Fishing is by far the most popular activity, but their are no trawlers here – everyone uses whatever means they can, from bamboo poles with fixed lines, to dug-out canoes.


Overnight there is usually a 10-15km long string of lights spread out on the lake, anywhere between 7-20km offshore. There are a few people on the overland tour trucks (often pretty gullible, and occasionally not even sure which country they’re in) who have gone home believing that the lights are from the construction teams building a bridge across to Tanzania!

In fact the lights mark the night fishermen in their small boats. They use bright lamps connected to car batteries to attract fish to their lines and hand-thrown nets, bringing their catch home from 4am, singing and drumming on their canoes to let the villagers know they’re on their way.

Once they’re back, they often set up for a spot of close-in fishing before retiring to bed. They row a boat out from the beach in a wide diameter arc, playing out a net and then arriving back on shore only 50m from where they started. Then they enlist the help of local lads to haul the net in (a small share of the fish being the wage involved).


Only the wealthiest fishermen can afford to fish in this way. Many months of income are invested into the cost of the 2km of rope that the small net in the centre is strung from. 

The boys earn their breakfast by hauling it in by hand…


…although some of the younger lads just sit around daydreaming about how they’ll have their own boats when they grow up.


As the small catch is brought ashore, women from the local village arrive to start haggling over the price and the best of the fish.

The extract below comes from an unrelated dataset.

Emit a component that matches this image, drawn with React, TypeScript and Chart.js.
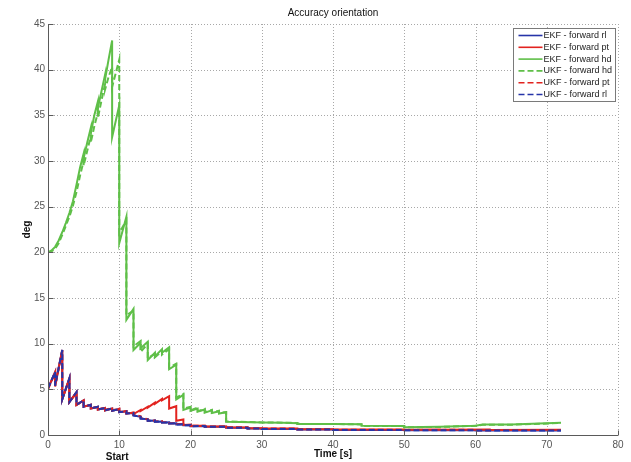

We had intended to stay at Ngala for a few nights ($10 each camping, but expensive set-dinner at $18). However, a terrific rainstorm encouraged us to move on after two nights, only 70km or so up the lake to Chinteche Inn. 

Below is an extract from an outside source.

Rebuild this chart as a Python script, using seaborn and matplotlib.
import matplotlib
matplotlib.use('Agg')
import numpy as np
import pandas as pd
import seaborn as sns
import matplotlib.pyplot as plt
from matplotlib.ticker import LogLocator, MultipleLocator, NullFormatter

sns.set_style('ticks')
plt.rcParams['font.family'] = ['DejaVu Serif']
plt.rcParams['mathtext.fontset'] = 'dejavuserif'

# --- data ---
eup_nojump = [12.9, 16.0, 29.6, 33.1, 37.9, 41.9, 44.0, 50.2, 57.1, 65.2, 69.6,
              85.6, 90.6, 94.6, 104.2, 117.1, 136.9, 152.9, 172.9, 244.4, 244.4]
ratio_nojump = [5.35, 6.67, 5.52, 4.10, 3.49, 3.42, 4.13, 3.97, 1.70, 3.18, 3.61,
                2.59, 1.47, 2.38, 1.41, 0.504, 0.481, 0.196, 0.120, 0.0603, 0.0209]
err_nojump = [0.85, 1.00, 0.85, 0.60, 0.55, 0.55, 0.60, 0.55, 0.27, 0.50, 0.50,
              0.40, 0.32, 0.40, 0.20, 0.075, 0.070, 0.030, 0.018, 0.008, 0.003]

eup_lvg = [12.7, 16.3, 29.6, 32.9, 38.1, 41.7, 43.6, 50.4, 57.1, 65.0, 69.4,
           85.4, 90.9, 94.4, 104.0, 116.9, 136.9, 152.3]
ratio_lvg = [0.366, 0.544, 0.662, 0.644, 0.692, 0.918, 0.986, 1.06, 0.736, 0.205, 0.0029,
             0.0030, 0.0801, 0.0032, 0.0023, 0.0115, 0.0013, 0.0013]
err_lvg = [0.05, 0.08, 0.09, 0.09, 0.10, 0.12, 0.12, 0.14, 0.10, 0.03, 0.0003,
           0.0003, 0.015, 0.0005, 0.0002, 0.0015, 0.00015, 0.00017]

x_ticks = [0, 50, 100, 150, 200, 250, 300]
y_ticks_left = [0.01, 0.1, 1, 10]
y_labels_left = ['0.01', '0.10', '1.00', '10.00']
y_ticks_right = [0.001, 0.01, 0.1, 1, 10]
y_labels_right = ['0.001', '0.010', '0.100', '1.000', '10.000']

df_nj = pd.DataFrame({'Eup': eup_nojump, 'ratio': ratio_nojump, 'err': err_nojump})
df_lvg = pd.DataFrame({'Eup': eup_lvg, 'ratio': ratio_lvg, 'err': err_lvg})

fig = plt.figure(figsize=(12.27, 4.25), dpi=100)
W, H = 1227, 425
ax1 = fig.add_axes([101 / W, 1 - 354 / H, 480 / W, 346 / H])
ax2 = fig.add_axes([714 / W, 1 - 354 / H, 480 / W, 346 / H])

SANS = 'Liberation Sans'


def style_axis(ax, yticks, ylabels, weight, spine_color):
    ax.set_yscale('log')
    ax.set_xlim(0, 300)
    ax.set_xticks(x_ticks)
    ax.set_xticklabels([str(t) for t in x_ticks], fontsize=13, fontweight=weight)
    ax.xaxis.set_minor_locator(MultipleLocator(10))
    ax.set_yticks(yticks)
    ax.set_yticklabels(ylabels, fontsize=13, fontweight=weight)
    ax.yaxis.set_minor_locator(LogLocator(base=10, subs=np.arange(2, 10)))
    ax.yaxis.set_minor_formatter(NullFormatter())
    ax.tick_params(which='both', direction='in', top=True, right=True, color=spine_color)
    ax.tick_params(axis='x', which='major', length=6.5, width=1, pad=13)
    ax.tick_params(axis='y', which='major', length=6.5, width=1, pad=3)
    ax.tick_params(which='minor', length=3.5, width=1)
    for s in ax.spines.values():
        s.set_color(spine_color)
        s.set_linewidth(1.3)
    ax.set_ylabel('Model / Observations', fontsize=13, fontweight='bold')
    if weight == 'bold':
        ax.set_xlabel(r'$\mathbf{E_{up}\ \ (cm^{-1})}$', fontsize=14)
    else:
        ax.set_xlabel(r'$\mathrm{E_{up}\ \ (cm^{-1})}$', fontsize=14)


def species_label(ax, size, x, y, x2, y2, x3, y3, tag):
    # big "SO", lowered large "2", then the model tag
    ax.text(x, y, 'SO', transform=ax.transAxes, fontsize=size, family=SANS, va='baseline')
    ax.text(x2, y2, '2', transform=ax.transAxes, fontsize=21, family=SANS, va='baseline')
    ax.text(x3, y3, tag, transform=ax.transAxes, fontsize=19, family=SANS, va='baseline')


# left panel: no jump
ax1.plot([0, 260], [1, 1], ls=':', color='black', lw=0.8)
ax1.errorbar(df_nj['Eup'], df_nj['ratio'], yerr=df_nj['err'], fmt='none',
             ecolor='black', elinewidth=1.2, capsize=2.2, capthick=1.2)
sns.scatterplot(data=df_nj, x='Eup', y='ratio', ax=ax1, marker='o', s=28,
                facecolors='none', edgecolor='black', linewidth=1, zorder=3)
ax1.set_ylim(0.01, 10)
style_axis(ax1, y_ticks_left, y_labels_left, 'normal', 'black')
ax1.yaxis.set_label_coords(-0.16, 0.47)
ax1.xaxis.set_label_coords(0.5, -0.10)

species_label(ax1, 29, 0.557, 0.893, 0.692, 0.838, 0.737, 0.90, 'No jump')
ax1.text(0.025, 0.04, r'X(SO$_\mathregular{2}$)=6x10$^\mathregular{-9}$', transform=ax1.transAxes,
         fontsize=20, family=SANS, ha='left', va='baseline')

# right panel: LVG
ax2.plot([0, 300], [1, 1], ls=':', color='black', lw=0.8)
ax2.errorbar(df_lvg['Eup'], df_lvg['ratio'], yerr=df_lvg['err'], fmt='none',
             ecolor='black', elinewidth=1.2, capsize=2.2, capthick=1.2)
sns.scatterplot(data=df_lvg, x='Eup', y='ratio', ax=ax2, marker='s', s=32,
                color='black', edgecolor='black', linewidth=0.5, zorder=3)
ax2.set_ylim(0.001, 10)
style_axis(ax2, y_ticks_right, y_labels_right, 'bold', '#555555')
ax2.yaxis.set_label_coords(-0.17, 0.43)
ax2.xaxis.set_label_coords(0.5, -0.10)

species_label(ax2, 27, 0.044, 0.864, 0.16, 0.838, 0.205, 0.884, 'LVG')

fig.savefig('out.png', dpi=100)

On the way to Chinteche, we dropped into a new lakeside Lodge that we had heard rumours about. 

It’s British owners have been building it for 7 years and, by coincidence were having a private launch / opening party later that day. Nevertheless, owner / builder Russell took time out from his last minute preparations to show us around – from the battlements…
The location on the lakeshore is beautiful – as it is for so many camps in Malawi. However, complete with turreted rooms / suites, a drawbridge and a banqueting hall, Kachere Kastle is not your typical African Lodge. 


At Chinteche Inn we again camped next to the lake ($10 each). A couple of lazy days in the sunshine, watching the fishermen and being taught by barman Charles how to play Bao (a game a bit like droughts / chequers, found right across Africa). 

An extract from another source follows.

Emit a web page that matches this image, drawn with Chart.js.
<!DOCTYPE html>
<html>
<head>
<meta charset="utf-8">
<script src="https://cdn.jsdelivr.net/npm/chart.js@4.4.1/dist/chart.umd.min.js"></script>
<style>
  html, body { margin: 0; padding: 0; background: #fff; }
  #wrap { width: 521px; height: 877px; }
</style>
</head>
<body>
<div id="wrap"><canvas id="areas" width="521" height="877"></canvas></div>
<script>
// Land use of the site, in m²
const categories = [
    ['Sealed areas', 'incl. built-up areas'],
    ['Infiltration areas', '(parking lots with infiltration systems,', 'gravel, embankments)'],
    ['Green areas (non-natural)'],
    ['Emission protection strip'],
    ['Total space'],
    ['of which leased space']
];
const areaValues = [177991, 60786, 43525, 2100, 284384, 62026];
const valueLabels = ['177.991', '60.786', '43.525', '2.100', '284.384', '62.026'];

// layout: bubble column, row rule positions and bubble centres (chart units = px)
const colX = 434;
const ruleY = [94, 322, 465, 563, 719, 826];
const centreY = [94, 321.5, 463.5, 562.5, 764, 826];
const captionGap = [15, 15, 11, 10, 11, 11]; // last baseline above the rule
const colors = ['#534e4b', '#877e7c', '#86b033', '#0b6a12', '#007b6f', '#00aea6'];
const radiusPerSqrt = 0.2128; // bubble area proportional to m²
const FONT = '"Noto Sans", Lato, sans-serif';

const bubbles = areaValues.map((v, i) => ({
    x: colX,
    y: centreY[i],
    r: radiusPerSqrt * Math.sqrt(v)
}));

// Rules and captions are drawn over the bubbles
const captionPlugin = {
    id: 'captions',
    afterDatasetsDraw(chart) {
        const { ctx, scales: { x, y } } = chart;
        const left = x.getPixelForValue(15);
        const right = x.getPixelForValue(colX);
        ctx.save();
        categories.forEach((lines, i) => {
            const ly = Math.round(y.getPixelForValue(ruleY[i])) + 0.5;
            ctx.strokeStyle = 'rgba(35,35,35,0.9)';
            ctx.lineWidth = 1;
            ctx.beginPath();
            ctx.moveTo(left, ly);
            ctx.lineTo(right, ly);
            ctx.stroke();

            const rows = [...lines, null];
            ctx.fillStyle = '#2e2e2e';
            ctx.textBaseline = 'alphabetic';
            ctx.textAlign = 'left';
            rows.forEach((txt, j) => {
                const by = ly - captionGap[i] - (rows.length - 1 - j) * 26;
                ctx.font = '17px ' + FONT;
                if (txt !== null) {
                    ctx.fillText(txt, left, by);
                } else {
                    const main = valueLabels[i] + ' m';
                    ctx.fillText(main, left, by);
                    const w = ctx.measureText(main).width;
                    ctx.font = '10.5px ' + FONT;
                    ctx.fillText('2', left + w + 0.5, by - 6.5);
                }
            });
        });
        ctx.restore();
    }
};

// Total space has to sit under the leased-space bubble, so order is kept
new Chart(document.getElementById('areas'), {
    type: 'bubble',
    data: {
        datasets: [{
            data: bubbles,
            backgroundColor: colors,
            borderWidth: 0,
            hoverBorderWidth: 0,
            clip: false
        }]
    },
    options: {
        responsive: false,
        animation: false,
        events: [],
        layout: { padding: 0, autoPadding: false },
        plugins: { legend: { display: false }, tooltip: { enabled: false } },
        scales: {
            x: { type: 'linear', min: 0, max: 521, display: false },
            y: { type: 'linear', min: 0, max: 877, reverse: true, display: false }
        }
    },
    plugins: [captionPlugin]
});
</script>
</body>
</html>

We slept under the mango trees, although fortunately not directly under. Death by mango would not be entirely out of the question when some of these huge, heavy fruits ripen and fall to the ground. Throughout the night we’d hear them thudding to the ground. Each morning we’d wake to at least 30-40 large fruits lying at the foot of the car.

A great deal less welcome than having wonderful fresh mangos fall into your lap are the infamous Malawi Lake Flies. Best observed from a distance of a least 3-10 kilometres, huge swarms of the flies can occasionally be seen patrolling up and down the lake in what appear to be huge towering schooners, tacking and jibing at the whim of the breeze. 


From a distance, it can seem that huge smoke plumes are rising from invisible bonfires somewhere on the surface of the lake. 

Incredibly, these flies are individually no bigger than the head of a sewing pin. Each of these plumes will literally contain billions of flies and their direction is entirely dependant upon the prevailing winds. The phenomenon is seen only in 3-4 places worldwide and even then only occasionally.

The flies spawn on the lake surface (despite never touching the water itself) and the eggs sink to the bottom until ready to hatch. Then they rise, hatch at the surface and take to the air – only to commence the same cycle again over their 3-5 day life cycle.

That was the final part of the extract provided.